● Stored records
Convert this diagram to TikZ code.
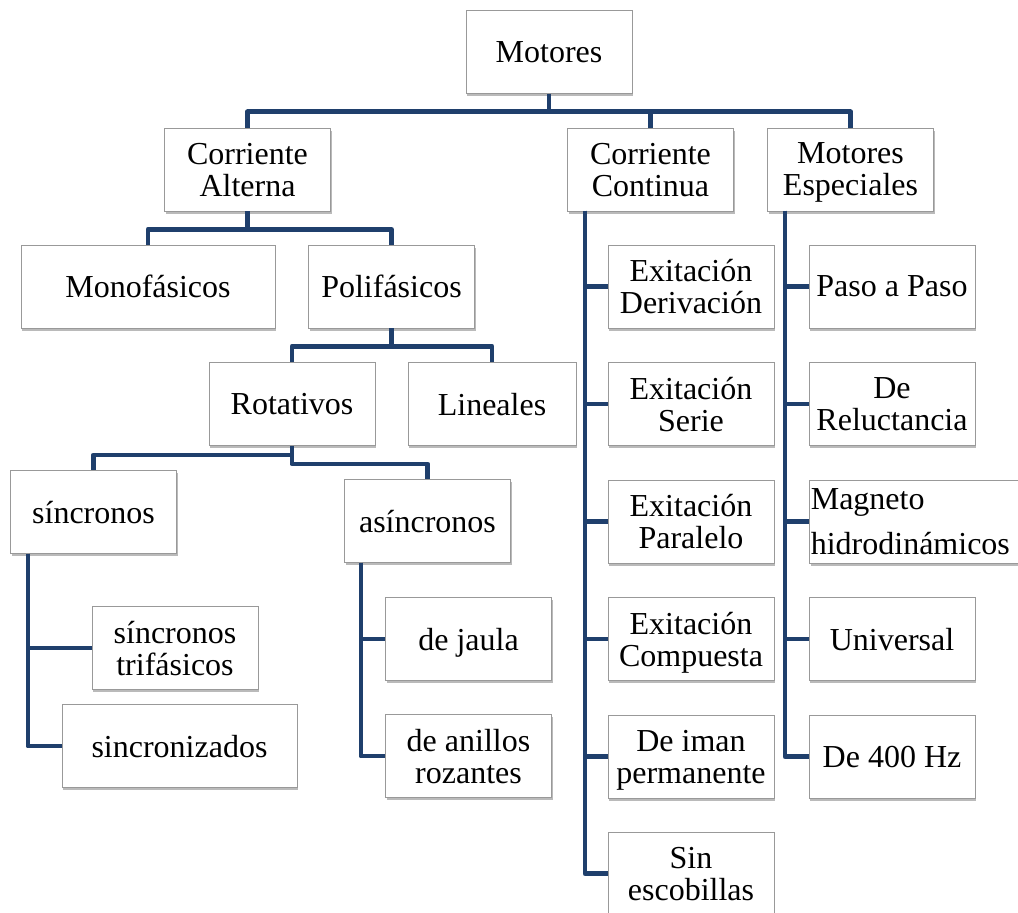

...

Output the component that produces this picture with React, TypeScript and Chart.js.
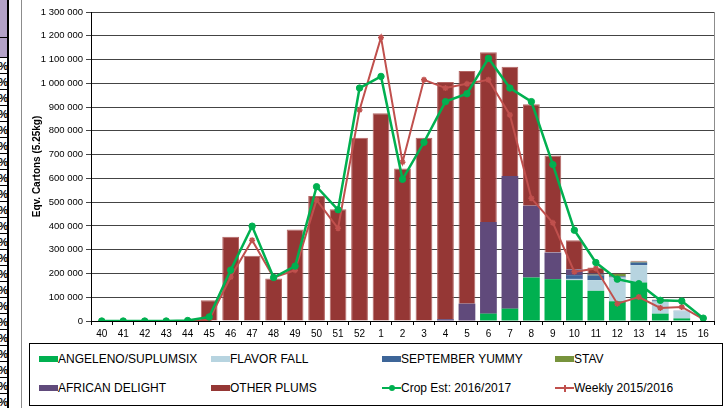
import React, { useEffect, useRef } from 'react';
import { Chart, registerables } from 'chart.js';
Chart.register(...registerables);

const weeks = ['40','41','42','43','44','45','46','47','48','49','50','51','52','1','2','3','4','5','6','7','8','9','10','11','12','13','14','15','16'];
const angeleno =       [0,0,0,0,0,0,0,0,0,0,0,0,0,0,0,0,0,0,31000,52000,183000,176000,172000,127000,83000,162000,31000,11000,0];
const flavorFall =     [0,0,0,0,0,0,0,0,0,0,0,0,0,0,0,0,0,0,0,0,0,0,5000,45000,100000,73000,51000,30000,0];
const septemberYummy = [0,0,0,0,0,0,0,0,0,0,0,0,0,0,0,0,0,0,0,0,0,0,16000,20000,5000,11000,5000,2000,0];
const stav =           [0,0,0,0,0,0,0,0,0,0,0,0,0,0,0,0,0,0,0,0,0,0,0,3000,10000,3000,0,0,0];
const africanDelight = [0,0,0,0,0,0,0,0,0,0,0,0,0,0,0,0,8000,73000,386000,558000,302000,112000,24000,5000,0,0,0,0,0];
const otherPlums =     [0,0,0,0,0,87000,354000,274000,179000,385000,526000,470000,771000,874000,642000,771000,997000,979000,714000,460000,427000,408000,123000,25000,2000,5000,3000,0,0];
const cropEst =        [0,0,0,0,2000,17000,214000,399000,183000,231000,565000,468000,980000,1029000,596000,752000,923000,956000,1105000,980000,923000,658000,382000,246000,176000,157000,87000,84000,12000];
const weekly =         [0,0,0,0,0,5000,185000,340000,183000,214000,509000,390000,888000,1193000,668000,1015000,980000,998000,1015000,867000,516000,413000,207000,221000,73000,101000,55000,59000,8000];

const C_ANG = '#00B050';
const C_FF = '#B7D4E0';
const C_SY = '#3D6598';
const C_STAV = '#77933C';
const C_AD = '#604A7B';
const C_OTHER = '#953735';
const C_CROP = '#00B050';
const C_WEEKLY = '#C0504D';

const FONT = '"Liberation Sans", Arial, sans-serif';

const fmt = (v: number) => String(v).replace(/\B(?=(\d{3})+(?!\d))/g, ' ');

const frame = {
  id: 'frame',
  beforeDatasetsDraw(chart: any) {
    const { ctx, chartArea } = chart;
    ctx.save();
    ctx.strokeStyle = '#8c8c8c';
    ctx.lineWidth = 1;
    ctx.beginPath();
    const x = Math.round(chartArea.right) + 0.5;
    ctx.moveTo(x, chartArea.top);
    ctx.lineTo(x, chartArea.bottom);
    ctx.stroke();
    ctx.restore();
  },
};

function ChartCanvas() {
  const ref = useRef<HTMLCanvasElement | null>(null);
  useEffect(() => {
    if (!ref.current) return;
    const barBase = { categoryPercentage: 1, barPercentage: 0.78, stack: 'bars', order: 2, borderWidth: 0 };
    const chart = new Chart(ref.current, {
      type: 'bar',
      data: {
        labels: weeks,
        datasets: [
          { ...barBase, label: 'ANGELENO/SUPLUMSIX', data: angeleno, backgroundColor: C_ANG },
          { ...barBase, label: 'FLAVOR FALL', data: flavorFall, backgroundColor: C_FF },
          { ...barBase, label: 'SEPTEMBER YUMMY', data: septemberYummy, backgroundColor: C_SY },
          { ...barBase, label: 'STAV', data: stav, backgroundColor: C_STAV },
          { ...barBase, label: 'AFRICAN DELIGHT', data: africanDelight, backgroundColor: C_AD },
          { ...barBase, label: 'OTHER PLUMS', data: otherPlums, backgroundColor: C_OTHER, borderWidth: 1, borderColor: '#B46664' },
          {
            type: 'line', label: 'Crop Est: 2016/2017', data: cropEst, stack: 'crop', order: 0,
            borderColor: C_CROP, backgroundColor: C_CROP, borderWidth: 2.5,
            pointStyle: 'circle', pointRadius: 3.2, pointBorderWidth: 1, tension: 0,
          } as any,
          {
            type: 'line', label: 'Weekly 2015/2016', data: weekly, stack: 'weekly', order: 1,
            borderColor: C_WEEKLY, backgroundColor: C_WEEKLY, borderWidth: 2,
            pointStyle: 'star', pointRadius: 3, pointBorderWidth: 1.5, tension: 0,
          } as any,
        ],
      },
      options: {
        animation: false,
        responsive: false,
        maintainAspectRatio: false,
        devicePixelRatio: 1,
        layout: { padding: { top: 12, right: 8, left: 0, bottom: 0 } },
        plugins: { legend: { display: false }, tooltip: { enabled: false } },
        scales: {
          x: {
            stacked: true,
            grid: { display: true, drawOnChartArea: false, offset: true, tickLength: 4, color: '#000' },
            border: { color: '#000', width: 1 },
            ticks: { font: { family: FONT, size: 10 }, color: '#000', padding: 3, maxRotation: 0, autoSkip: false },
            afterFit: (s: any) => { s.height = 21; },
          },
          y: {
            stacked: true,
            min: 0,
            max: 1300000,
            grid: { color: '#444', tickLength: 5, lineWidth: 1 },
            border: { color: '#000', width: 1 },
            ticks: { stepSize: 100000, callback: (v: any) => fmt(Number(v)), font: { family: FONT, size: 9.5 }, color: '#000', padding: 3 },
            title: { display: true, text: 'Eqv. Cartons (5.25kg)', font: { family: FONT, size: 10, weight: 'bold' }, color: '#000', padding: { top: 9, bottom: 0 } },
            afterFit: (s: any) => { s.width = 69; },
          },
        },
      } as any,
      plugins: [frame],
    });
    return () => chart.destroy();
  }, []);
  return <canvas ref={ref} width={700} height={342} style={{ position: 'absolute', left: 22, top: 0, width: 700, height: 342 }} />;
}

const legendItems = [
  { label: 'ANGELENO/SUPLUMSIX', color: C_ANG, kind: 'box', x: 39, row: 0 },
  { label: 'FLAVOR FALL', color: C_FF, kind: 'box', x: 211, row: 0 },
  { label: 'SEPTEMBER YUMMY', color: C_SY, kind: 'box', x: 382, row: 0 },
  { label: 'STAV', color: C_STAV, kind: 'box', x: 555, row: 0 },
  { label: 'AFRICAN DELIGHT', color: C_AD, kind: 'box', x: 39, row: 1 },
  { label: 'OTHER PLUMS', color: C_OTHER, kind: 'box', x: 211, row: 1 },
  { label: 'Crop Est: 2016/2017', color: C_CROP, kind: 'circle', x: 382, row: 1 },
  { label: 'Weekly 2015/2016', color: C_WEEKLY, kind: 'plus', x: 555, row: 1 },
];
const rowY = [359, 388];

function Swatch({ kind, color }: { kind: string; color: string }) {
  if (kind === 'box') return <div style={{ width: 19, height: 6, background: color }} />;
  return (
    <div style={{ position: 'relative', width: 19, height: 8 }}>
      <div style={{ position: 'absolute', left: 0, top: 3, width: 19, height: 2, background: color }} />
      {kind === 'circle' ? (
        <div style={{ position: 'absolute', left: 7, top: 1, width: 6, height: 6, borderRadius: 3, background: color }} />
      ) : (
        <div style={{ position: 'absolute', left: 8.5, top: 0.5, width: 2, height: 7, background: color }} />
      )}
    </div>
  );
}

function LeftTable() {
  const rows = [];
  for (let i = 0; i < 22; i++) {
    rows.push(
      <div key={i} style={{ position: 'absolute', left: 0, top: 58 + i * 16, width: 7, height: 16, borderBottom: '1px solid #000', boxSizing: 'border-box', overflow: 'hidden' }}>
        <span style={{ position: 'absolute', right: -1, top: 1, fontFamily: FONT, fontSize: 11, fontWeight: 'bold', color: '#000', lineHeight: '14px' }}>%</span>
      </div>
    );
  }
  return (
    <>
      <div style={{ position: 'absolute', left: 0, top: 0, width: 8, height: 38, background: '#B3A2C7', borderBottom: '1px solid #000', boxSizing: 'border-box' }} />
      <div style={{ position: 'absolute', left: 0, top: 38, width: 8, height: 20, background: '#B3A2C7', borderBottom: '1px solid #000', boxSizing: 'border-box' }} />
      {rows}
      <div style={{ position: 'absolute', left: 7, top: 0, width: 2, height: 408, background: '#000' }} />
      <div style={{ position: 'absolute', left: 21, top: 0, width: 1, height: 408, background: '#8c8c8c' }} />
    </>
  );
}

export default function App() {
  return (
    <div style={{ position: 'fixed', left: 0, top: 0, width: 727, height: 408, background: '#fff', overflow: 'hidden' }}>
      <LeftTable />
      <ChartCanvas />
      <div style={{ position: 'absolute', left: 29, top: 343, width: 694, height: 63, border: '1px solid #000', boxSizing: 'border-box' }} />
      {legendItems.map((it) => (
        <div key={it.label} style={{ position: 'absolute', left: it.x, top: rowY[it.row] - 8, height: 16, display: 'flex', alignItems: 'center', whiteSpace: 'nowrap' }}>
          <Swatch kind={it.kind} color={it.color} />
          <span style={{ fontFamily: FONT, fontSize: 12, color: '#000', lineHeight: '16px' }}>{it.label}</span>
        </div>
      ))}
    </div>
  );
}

● Work to do
Gather from the records above every line containing the string "this".

● The result
Convert this diagram to TikZ code.
Output the component that produces this picture with React, TypeScript and Chart.js.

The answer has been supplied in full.